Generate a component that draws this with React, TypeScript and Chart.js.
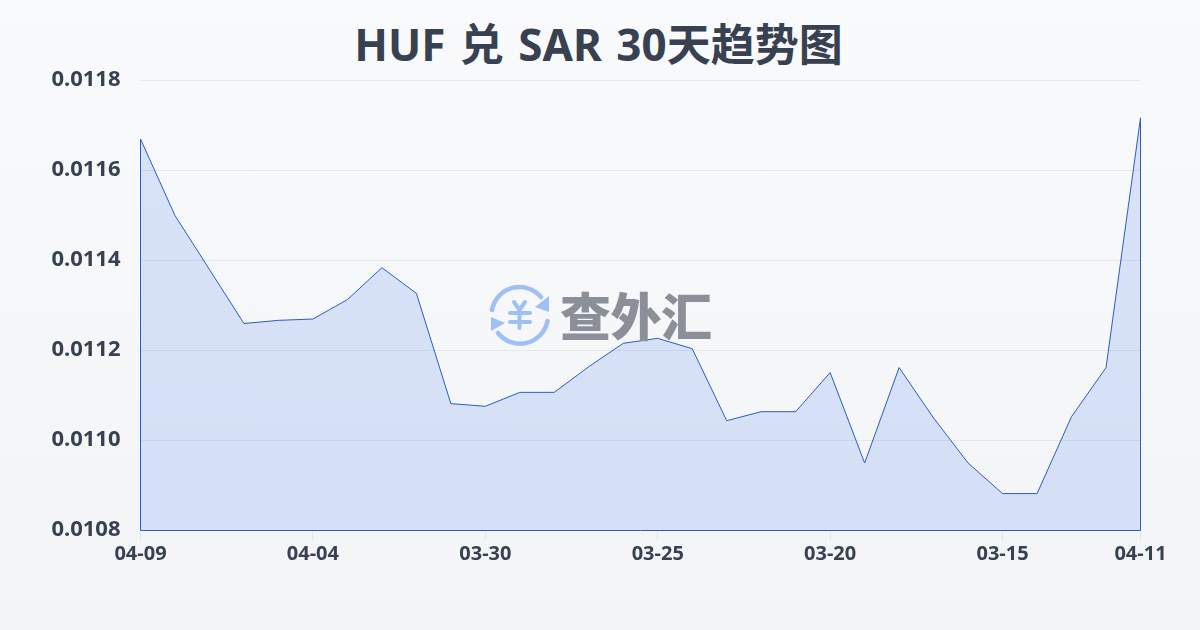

++++++++

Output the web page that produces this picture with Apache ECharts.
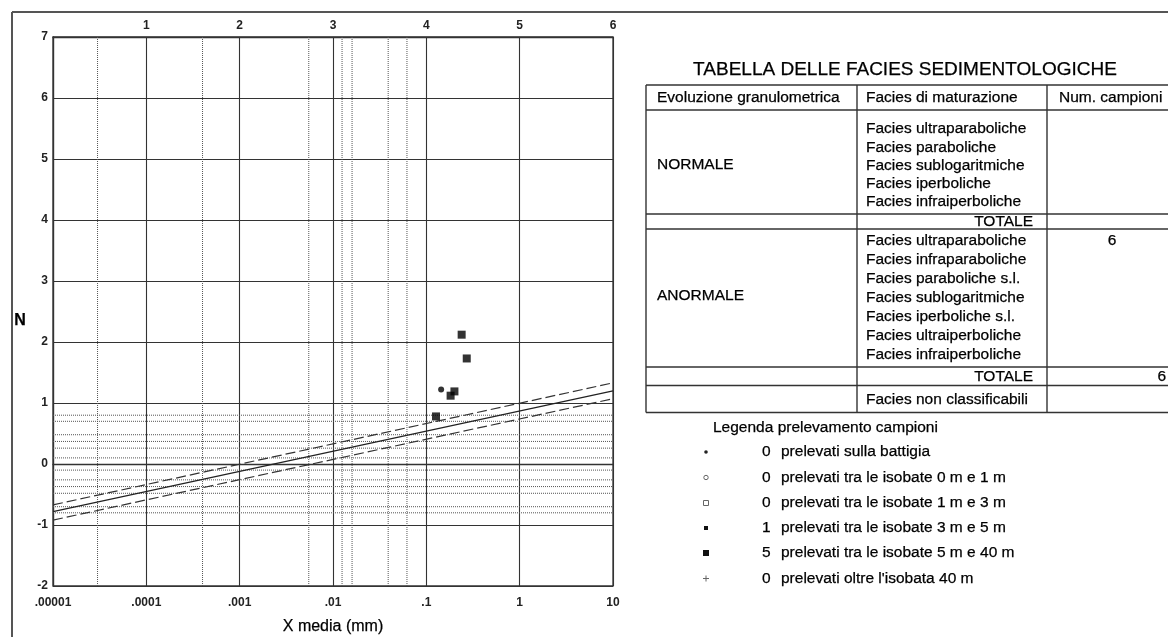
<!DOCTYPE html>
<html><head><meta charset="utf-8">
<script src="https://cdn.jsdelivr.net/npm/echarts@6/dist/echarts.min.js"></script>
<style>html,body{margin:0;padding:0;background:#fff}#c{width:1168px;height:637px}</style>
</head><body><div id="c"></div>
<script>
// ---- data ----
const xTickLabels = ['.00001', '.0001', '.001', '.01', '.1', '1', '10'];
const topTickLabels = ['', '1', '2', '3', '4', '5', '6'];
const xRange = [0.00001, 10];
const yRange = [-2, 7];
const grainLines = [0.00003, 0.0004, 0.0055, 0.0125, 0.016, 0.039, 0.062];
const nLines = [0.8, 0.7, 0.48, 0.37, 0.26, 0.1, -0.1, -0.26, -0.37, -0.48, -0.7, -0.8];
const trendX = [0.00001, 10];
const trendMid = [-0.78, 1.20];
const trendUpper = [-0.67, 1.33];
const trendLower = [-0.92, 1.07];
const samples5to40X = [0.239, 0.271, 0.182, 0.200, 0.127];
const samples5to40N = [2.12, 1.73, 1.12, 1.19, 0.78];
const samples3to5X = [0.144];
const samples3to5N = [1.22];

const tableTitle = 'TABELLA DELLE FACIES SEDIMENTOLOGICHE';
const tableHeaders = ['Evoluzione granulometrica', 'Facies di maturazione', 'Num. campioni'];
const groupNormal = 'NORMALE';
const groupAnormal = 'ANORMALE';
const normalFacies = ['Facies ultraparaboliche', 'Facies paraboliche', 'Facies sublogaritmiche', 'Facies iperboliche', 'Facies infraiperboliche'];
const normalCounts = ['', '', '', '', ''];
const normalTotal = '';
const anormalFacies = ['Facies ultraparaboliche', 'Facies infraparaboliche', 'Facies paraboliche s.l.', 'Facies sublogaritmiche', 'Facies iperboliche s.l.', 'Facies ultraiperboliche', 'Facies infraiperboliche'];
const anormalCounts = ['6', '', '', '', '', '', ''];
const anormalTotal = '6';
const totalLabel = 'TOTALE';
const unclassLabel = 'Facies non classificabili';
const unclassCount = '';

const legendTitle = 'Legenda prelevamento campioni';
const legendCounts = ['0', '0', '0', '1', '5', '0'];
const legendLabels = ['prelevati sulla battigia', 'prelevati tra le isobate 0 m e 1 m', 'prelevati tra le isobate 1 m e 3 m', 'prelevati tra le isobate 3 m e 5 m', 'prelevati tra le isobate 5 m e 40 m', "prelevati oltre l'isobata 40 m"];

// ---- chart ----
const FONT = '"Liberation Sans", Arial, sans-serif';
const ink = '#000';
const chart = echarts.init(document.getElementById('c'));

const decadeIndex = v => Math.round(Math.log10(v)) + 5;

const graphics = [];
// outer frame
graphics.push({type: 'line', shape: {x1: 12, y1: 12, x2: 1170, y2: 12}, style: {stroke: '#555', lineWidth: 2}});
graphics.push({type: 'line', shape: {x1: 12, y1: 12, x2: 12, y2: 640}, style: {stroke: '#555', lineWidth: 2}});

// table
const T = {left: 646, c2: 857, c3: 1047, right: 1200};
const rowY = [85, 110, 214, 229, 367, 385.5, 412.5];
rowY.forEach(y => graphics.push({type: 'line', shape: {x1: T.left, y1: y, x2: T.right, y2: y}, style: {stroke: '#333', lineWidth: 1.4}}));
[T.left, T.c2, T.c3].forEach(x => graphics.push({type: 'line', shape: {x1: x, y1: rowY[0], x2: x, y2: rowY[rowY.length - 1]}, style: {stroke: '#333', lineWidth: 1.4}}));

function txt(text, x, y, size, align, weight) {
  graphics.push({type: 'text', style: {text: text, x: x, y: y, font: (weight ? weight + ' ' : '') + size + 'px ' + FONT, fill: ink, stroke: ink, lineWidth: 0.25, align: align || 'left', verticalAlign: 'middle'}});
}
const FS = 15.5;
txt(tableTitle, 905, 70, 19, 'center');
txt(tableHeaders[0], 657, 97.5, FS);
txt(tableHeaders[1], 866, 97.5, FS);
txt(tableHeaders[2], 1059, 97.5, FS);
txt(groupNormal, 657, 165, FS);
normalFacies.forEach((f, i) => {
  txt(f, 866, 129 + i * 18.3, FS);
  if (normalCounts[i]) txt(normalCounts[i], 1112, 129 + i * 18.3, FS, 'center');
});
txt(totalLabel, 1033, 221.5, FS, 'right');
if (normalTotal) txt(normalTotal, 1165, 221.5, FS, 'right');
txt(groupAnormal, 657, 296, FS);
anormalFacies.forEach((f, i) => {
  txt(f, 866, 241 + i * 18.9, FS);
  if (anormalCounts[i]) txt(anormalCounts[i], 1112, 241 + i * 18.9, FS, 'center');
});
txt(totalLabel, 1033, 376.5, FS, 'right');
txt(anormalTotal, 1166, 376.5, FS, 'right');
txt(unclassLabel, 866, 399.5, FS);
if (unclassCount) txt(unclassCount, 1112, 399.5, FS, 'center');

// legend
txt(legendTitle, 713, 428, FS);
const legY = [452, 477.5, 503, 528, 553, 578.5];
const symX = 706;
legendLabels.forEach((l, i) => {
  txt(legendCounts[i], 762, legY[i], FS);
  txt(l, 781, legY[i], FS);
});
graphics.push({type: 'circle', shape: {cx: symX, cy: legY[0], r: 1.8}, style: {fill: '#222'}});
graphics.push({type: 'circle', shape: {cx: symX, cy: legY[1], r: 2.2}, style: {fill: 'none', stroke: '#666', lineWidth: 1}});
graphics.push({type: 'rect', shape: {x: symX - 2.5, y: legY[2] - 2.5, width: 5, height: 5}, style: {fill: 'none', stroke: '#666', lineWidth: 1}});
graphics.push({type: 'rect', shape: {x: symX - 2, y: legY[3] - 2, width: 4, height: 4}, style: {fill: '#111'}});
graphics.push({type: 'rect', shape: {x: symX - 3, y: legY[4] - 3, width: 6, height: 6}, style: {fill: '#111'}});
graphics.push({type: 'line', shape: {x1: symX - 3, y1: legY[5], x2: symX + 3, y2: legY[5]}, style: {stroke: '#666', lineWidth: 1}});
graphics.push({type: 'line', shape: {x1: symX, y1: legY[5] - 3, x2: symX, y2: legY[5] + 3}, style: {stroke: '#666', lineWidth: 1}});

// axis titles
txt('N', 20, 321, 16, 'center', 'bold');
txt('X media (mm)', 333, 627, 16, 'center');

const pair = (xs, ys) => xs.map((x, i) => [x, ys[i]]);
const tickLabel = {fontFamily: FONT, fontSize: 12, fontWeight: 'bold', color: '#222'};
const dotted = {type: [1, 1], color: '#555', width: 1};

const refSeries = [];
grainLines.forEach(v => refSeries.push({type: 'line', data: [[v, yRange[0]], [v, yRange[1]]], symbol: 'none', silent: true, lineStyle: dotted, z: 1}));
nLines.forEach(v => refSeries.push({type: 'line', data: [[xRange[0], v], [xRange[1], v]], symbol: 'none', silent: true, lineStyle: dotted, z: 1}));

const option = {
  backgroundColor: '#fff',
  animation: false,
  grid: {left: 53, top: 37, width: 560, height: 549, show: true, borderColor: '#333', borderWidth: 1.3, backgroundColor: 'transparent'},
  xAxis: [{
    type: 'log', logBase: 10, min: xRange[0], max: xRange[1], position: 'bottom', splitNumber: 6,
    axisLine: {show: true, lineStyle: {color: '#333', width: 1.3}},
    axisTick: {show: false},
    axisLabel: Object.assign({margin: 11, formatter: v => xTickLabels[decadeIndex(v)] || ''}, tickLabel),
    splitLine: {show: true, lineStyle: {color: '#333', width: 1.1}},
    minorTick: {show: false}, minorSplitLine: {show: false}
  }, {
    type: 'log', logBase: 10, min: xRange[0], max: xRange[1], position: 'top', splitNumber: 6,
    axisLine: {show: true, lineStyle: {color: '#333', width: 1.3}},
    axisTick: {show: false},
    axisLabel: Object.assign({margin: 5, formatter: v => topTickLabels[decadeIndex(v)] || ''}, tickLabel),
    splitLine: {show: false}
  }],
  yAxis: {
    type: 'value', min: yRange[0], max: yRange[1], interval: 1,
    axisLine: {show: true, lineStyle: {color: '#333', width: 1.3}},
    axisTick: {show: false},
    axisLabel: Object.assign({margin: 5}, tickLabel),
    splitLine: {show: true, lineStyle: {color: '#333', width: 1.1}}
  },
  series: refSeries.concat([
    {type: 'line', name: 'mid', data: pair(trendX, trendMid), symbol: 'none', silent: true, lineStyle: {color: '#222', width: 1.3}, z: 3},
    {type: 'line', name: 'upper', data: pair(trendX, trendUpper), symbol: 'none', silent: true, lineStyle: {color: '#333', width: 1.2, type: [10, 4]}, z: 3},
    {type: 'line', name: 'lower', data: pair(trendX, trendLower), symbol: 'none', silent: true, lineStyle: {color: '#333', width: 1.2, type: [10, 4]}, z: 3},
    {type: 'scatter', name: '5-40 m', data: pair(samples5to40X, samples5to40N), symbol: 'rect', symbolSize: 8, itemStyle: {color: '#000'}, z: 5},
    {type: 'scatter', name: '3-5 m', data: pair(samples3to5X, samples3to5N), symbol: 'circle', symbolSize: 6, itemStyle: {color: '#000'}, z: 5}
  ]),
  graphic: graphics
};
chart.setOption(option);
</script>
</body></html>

++++++++

STATED GOAL ▸ Quote only the lines running from the line with "Output the web" to the line with "const samples3to5N = [1.22];", ends included, exactly as they appear and without the pictures.

ANSWER TO THE EXERCISE ▸
Output the web page that produces this picture with Apache ECharts.
<!DOCTYPE html>
<html><head><meta charset="utf-8">
<script src="https://cdn.jsdelivr.net/npm/echarts@6/dist/echarts.min.js"></script>
<style>html,body{margin:0;padding:0;background:#fff}#c{width:1168px;height:637px}</style>
</head><body><div id="c"></div>
<script>
// ---- data ----
const xTickLabels = ['.00001', '.0001', '.001', '.01', '.1', '1', '10'];
const topTickLabels = ['', '1', '2', '3', '4', '5', '6'];
const xRange = [0.00001, 10];
const yRange = [-2, 7];
const grainLines = [0.00003, 0.0004, 0.0055, 0.0125, 0.016, 0.039, 0.062];
const nLines = [0.8, 0.7, 0.48, 0.37, 0.26, 0.1, -0.1, -0.26, -0.37, -0.48, -0.7, -0.8];
const trendX = [0.00001, 10];
const trendMid = [-0.78, 1.20];
const trendUpper = [-0.67, 1.33];
const trendLower = [-0.92, 1.07];
const samples5to40X = [0.239, 0.271, 0.182, 0.200, 0.127];
const samples5to40N = [2.12, 1.73, 1.12, 1.19, 0.78];
const samples3to5X = [0.144];
const samples3to5N = [1.22];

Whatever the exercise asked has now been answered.